The Parks Department is trying to bring more gourmet food vendors to NYC parks, in order to offer an alternative to pretzels and dirty water dogs—but the Manhattan community board that includes the Upper East Side WON’T STAND FOR IT. Last week the board voted to reject a proposal that would install specialty food carts at two locations in Central Park: at 72nd Street and Fifth Avenue, and 80th Street and Central Park West. The co-chair of the Parks Committee, Peggy Price, recently explained why; she doesn’t hate the food, she hates the aesthetics.
“The issue has to do with the visual blight,” Price tells Our Town. “They’re not just the cute little outdoor stands that people are familiar with; they’re big bulky structures that have designs on them. [There’s] the possibility of using techniques for cooking that could be polluting if not noisy. They’re quite obtrusive, they don’t blend with the environment and they could certainly have the potential of being harmful.”

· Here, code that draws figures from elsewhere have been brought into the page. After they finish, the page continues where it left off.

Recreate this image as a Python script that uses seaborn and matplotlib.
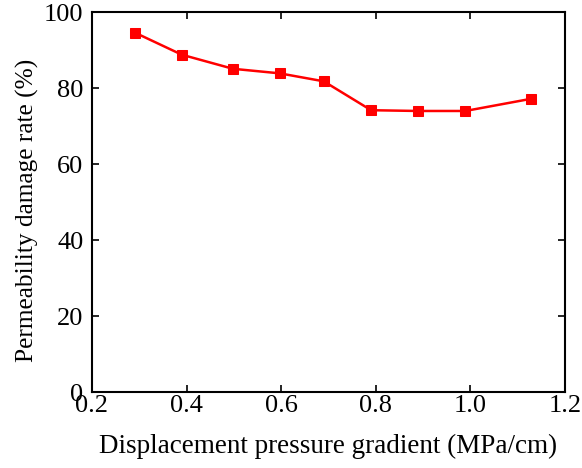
import matplotlib
matplotlib.use("Agg")
import matplotlib.pyplot as plt
import seaborn as sns
import pandas as pd

gradient = [0.291, 0.390, 0.498, 0.597, 0.690, 0.790, 0.889, 0.989, 1.128]
damage_rate = [94.6, 88.8, 85.1, 83.9, 81.8, 74.2, 74.0, 74.0, 77.2]
x_ticks = [0.2, 0.4, 0.6, 0.8, 1.0, 1.2]
y_ticks = [0, 20, 40, 60, 80, 100]

df = pd.DataFrame({"x": gradient, "y": damage_rate})

sns.set_style("ticks")
plt.rcParams["font.family"] = ["Liberation Serif", "DejaVu Serif"]
plt.rcParams["text.color"] = "black"
plt.rcParams["axes.labelcolor"] = "black"

fig = plt.figure(figsize=(5.82, 4.68), dpi=100)
ax = fig.add_axes([0.158, 0.162, 0.813, 0.812])

sns.lineplot(data=df, x="x", y="y", ax=ax, color="#ff0000", linewidth=1.8,
             marker="s", markersize=7.5, markeredgecolor="#ff0000")

ax.set_xlim(0.2, 1.2)
ax.set_ylim(0, 100)
ax.set_xticks(x_ticks)
ax.set_xticklabels([f"{v:.1f}" for v in x_ticks])
ax.set_yticks(y_ticks)
ax.set_yticklabels([str(v) for v in y_ticks])
ax.tick_params(direction="in", length=5, width=1.2, labelsize=19, colors="black",
               top=True, right=True, labeltop=False, labelright=False)
ax.tick_params(axis="x", pad=2)
ax.tick_params(axis="y", pad=6)
for s in ax.spines.values():
    s.set_linewidth(1.5)
    s.set_color("black")
ax.set_xlabel("Displacement pressure gradient (MPa/cm)", fontsize=19.5, labelpad=12,
              color="black")
ax.set_ylabel("Permeability damage rate (%)", fontsize=18.3, color="black")
ax.yaxis.set_label_coords(-0.112, 0.479)

fig.savefig("out.png", dpi=100)
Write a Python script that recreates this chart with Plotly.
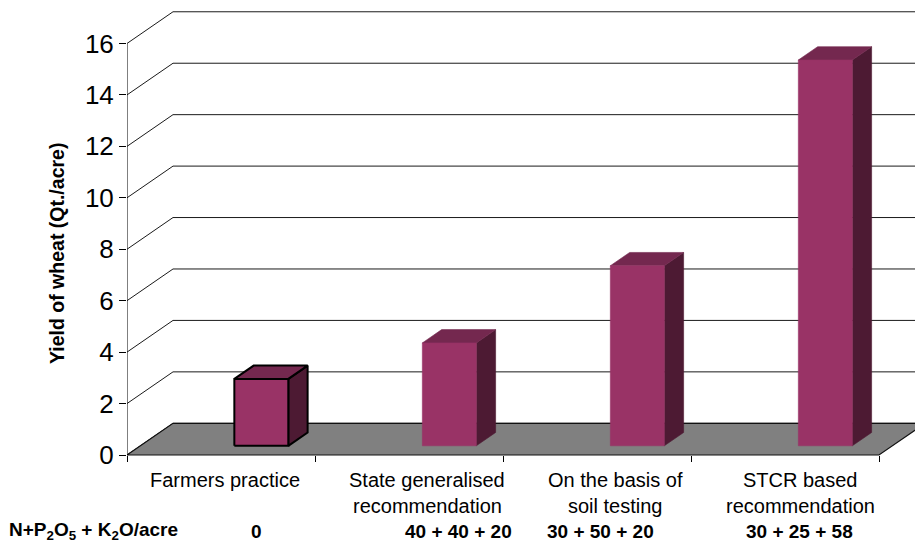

Sean Basinski of The Street Vendor Project says it’s up to the Parks Department to pick appropriate spots for food trucks. “The only wrinkles with the new trucks are usually parking (since they use parking spaces) and, sometimes, engine idling (although most trucks run generators to power their equipment, not their engines),” says Basinski. For now, the Parks Department is determined to go ahead and introduce the new food options, despite the Community Board’s disapproval.
Well, you can’t please all the people all the time, and let’s face it: New Yorkers have been bitching about street food vendors for years—over a hundred years, to be exact.